Now that you know K you can calculate \(\Delta G^o\)
\[ \Delta G^o =-RTlnK \]
We also know that \[\Delta G^o =\Delta H^o - T\Delta S^o \]
In the above expression we calculate \( \Delta G^o\) as a function of T by measuring K at a given T, and are treating \(\Delta H^o\) and \(\Delta S^o\) as not being a function of temperature. This is normally true for the enthalpy, but is often not true for the entropy, which for example undergoes a huge change if over the temperature difference there is a phase transition. But in this experiment the change in entropy for dissolving a salt in liquid water is negligible and so it can be treated as a constant
We can rearrange Gibbs Free Energy Expression so it is equal the constant Enthalpy value
\[\Delta H^o = \Delta G^o +T \Delta S^o\]
So for state (1) and (2)
\[\Delta H^o = \Delta G_1^o +T_1 \Delta S^o = \Delta G_2^o +T_2 \Delta S^o\]

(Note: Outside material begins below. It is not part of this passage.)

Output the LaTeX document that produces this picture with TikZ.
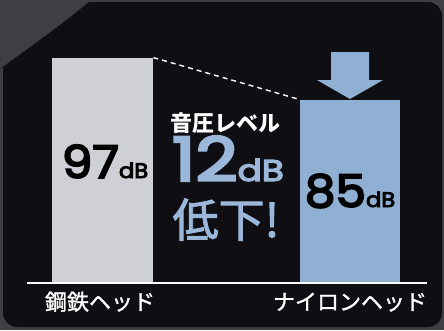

Now we can solve the right hand equalty for entropy and have it as a function of \(\Delta G^o\) and T at two temperatures
\[ \Delta G_1^o +T_1 \Delta S^o = \Delta G_2^o +T _2\Delta S^o \]
Solving for ∆So gives:
\[\Delta S^o=\frac{\Delta G_1^o - \Delta G_2^o}{T_2-T_1}\]
Now one can use the data from either temperature to solve for ∆Ho .
\[\Delta H^o = \Delta G^o +T \Delta S^o\]
Virtual Lab
You need to be sure the species and solid viewers are activated so you can read the concentrations of the unknowns and make sure a solid is present. Figure \(\PageIndex{1}\) is a screen shot for unknown 27. Note the cation is identified as "cation27" and has a charge of +2, while the anion is identified as "anion27" and has a charge of -3. So this could be a compound like barium phosphate (Ba3(PO4)2).
Using the following Virtual lab to fill in the answers on your Google Worksheet.
Google Sheets
Each student works on their own Google Sheet where they submit their results. They need to read the temperature and concentrations of cation and anion from the virtual lab, and calculate the exponent of the equilibrium constant expression for both the cation and anion (use the number 1 if the value is one).